Although C. S. Lewis was no scrooge, and neither am I, he was right on this point: Christmas for the mere sake of trying to help the economy is a nightmarish affair, and I would even go so far as to say it is blasphemous. Please don’t get me wrong, enjoy your Christmas traditions, make up new and unique ones for your children and families, make the season come alive in unique and fresh ways, but I beg of you, do so for the right reasons. And, above all, reject the idol of commercialism that has us bowing at the altar of economic growth when we should be kneeling in humble reverence and awe at the manger, for as Bonhoeffer reminds us, “No powerful person dares to approach the manger, and this even includes King Herod. For this is where thrones shake, the mighty fall, the prominent perish, because God is with the lowly.” (from God is in the Manger)

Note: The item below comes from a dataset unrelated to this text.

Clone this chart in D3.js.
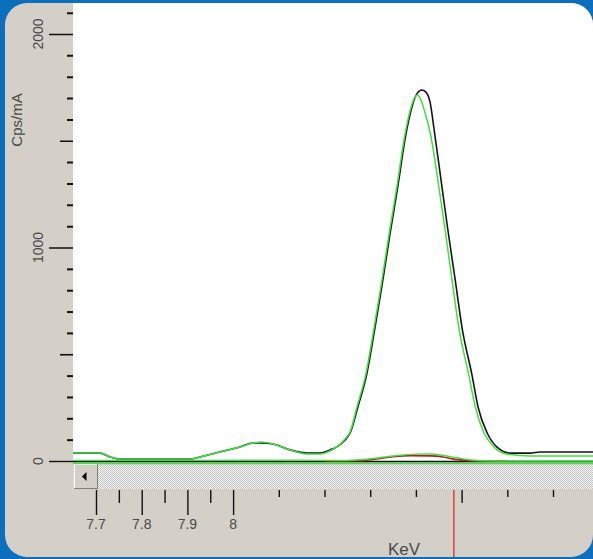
<!DOCTYPE html>
<html>
<head>
<meta charset="utf-8">
<script src="https://cdn.jsdelivr.net/npm/d3@7"></script>
<style>
    body { margin: 0; background: #0b6fbd; }
    .canvas { width: 593px; height: 559px; }
    text { font-family: "Liberation Sans", Arial, sans-serif; fill: #4a4a4a; }
</style>
</head>
<body>
<div class="canvas"></div>

<script>

    // measured spectrum (black)
    const measuredKeV = [7.650, 7.709, 7.731, 7.753, 7.906, 7.928, 7.971, 8.015, 8.044, 8.063, 8.087, 8.125, 8.162, 8.190,
        8.212, 8.227, 8.245, 8.256, 8.273, 8.293, 8.306, 8.326, 8.343, 8.361, 8.376, 8.387, 8.396, 8.405, 8.413, 8.422,
        8.431, 8.440, 8.455, 8.470, 8.486, 8.501, 8.523, 8.536, 8.556, 8.577, 8.606, 8.650, 8.672, 8.788];
    const measuredCps = [37, 37, 19, 9, 9, 19, 42, 66, 84, 84, 80, 52, 37, 37,
        52, 66, 98, 131, 253, 412, 567, 824, 1059, 1293, 1504, 1621, 1691, 1728, 1738, 1728,
        1681, 1550, 1316, 1082, 848, 624, 400, 253, 131, 66, 37, 37, 42, 42];

    // fitted spectrum (green)
    const fitKeV = [7.650, 7.709, 7.731, 7.753, 7.906, 7.928, 7.971, 8.015, 8.044, 8.063, 8.087, 8.125, 8.162, 8.190,
        8.212, 8.227, 8.245, 8.256, 8.271, 8.291, 8.304, 8.324, 8.341, 8.359, 8.374, 8.385, 8.394, 8.403, 8.411, 8.420,
        8.431, 8.448, 8.464, 8.479, 8.494, 8.516, 8.530, 8.549, 8.571, 8.597, 8.650, 8.788];
    const fitCps = [37, 37, 19, 9, 9, 19, 42, 66, 84, 89, 80, 52, 33, 33,
        47, 66, 103, 136, 253, 412, 567, 824, 1059, 1293, 1504, 1621, 1686, 1714, 1691, 1630,
        1541, 1316, 1082, 848, 624, 400, 253, 131, 66, 33, 23, 23];

    // small overlapping line (green) and its companion (red)
    const lineKeV = [7.650, 7.900, 8.150, 8.245, 8.280, 8.320, 8.360, 8.400, 8.430, 8.460, 8.490, 8.520, 8.550, 8.600, 8.788];
    const lineCps = [3, 3, 4, 2, 6, 15, 26, 32, 33, 26, 15, 5, 1, 0, 0];
    const redKeV = [8.200, 8.270, 8.310, 8.350, 8.390, 8.430, 8.460, 8.480, 8.510, 8.540, 8.600];
    const redCps = [0, 1, 8, 20, 25, 24, 19, 10, 3, 0, 0];

    // axes
    const yMajor = [0, 1000, 2000];
    const yMid = [500, 1500];
    const yMinor = [100, 200, 300, 400, 600, 700, 800, 900, 1100, 1200, 1300, 1400, 1600, 1700, 1800, 1900, 2100];
    const xMajor = [7.7, 7.8, 7.9, 8];
    const xMajorLabels = ["7.7", "7.8", "7.9", "8"];
    const xMid = [7.75, 7.85, 7.95, 8.5];
    const xMinor = [8.1, 8.2, 8.3, 8.4, 8.6, 8.7];
    const MARKER_KEV = 8.483;

    (function () {
        const canvas = d3.select(".canvas");

        const WIDTH = 593;
        const HEIGHT = 559;
        const PANEL_X = 5;
        const PANEL_Y = 3;
        const PLOT_LEFT = 73;
        const PLOT_BOTTOM = 462;
        const SCROLL_TOP = 463;
        const SCROLL_BOTTOM = 489;
        const TICK_TOP = 490;

        const svg = canvas.append("svg")
            .attr("width", WIDTH)
            .attr("height", HEIGHT);

        const defs = svg.append("defs");
        defs.append("clipPath").attr("id", "panelClip")
            .append("rect")
            .attr("x", PANEL_X).attr("y", PANEL_Y)
            .attr("width", WIDTH - PANEL_X).attr("height", 554)
            .attr("rx", 22);

        const hatch = defs.append("pattern").attr("id", "hatch")
            .attr("width", 2).attr("height", 2)
            .attr("patternUnits", "userSpaceOnUse");
        hatch.append("rect").attr("width", 2).attr("height", 2).attr("fill", "#f4f4f4");
        hatch.append("rect").attr("width", 1).attr("height", 1).attr("fill", "#c4c4c4");
        hatch.append("rect").attr("x", 1).attr("y", 1).attr("width", 1).attr("height", 1).attr("fill", "#c4c4c4");

        const xScale = d3.scaleLinear().domain([7.7, 8.7]).range([96, 553]);
        const yScale = d3.scaleLinear().domain([0, 2000]).range([461, 34]);

        const panel = svg.append("g").attr("clip-path", "url(#panelClip)");

        panel.append("rect")
            .attr("x", PANEL_X).attr("y", PANEL_Y)
            .attr("width", WIDTH).attr("height", HEIGHT)
            .attr("fill", "#d4d0c8");

        // white plot area
        panel.append("rect")
            .attr("x", PLOT_LEFT).attr("y", PANEL_Y)
            .attr("width", WIDTH - PLOT_LEFT).attr("height", PLOT_BOTTOM - PANEL_Y)
            .attr("fill", "#ffffff");

        // scroll bar
        panel.append("rect")
            .attr("x", PLOT_LEFT).attr("y", SCROLL_TOP)
            .attr("width", WIDTH - PLOT_LEFT).attr("height", SCROLL_BOTTOM - SCROLL_TOP)
            .attr("fill", "url(#hatch)");

        const btn = panel.append("g");
        btn.append("rect")
            .attr("x", 74).attr("y", 464).attr("width", 24).attr("height", 25)
            .attr("fill", "#808080");
        btn.append("rect")
            .attr("x", 74).attr("y", 464).attr("width", 23).attr("height", 24)
            .attr("fill", "#ffffff");
        btn.append("rect")
            .attr("x", 75).attr("y", 465).attr("width", 22).attr("height", 23)
            .attr("fill", "#d4d0c8");
        btn.append("path")
            .attr("d", "M82,476.5 L86.5,472 L86.5,481 Z")
            .attr("fill", "#000");

        // y axis ticks
        function yTicks(values, size, width) {
            panel.append("g")
                .attr("transform", "translate(" + PLOT_LEFT + ",0)")
                .call(d3.axisLeft(yScale).tickValues(values).tickSize(size).tickFormat(""))
                .call(g => g.select(".domain").remove())
                .call(g => g.selectAll("line").attr("stroke", "#111").attr("stroke-width", width));
        }
        yTicks(yMinor, 6, 2);
        yTicks(yMid, 13, 1.6);
        yTicks(yMajor, 24, 1.4);

        panel.selectAll("text.ylab")
            .data(yMajor)
            .enter()
            .append("text")
            .attr("class", "ylab")
            .attr("transform", d => "translate(43," + yScale(d) + ") rotate(-90)")
            .attr("text-anchor", "middle")
            .style("font-size", "14px")
            .text(d => d);

        panel.append("text")
            .attr("transform", "translate(22,120) rotate(-90)")
            .attr("text-anchor", "middle")
            .style("font-size", "15px")
            .text("Cps/mA");

        // x axis ticks below the scroll bar
        function xTicks(values, size, width) {
            panel.append("g")
                .attr("transform", "translate(0," + TICK_TOP + ")")
                .call(d3.axisBottom(xScale).tickValues(values).tickSize(size).tickFormat(""))
                .call(g => g.select(".domain").remove())
                .call(g => g.selectAll("line").attr("stroke", "#111").attr("stroke-width", width));
        }
        xTicks(xMinor, 7, 1.4);
        xTicks(xMid, 13, 1.4);
        xTicks(xMajor, 25, 1.4);

        panel.selectAll("text.xlab")
            .data(xMajor)
            .enter()
            .append("text")
            .attr("class", "xlab")
            .attr("x", d => xScale(d))
            .attr("y", 529)
            .attr("text-anchor", "middle")
            .style("font-size", "14px")
            .text((d, i) => xMajorLabels[i]);

        panel.append("text")
            .attr("x", 404)
            .attr("y", 555)
            .attr("text-anchor", "middle")
            .style("font-size", "17px")
            .text("KeV");

        panel.append("line")
            .attr("x1", xScale(MARKER_KEV)).attr("x2", xScale(MARKER_KEV))
            .attr("y1", TICK_TOP).attr("y2", HEIGHT)
            .attr("stroke", "#e2454a")
            .attr("stroke-width", 1.6);

        // series
        const plot = panel.append("g");
        plot.append("clipPath").attr("id", "plotClip")
            .append("rect")
            .attr("x", PLOT_LEFT).attr("y", PANEL_Y)
            .attr("width", WIDTH - PLOT_LEFT).attr("height", SCROLL_TOP + 2 - PANEL_Y);
        plot.attr("clip-path", "url(#plotClip)");

        const line = d3.line()
            .x(d => xScale(d[0]))
            .y(d => yScale(d[1]))
            .curve(d3.curveMonotoneX);

        function drawSeries(xs, ys, color, width) {
            plot.append("path")
                .datum(xs.map((x, i) => [x, ys[i]]))
                .attr("d", line)
                .attr("fill", "none")
                .attr("stroke", color)
                .attr("stroke-width", width);
        }

        // zero line (black) with green baseline under it
        const xDomain = [xScale.invert(PLOT_LEFT), xScale.invert(WIDTH)];
        plot.append("line")
            .attr("x1", xScale(xDomain[0])).attr("x2", xScale(xDomain[1]))
            .attr("y1", yScale(0) + 0.5).attr("y2", yScale(0) + 0.5)
            .attr("stroke", "#111").attr("stroke-width", 1.4);
        plot.append("line")
            .attr("x1", xScale(xDomain[0])).attr("x2", xScale(xDomain[1]))
            .attr("y1", yScale(0) + 2.5).attr("y2", yScale(0) + 2.5)
            .attr("stroke", "#3fe03f").attr("stroke-width", 1.4);

        drawSeries(redKeV, redCps, "#b81c1c", 1.6);
        drawSeries(lineKeV, lineCps, "#3fe03f", 1.4);
        drawSeries(measuredKeV, measuredCps, "#151515", 1.6);
        drawSeries(fitKeV, fitCps, "#3fe03f", 1.5);
    })()

</script>
</body>
</html>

May we not forget what Christmas is really about, may we celebrate the humble coming of the King who in lowliness took down the mightiest, who in servitude led with love, who in suffering brought us joy, and who in temporal death guaranteed eternal life for all who believe. Amen, and merry Christmas, or as Jack would have said, gregariously raising a pint and vigorously puffing his pipe, “Happy Christmas!”

C. S. Lewis, “What Christmas Means to Me.” God in the Dock. Grand Rapids: Eerdmans, 1970. 304-05.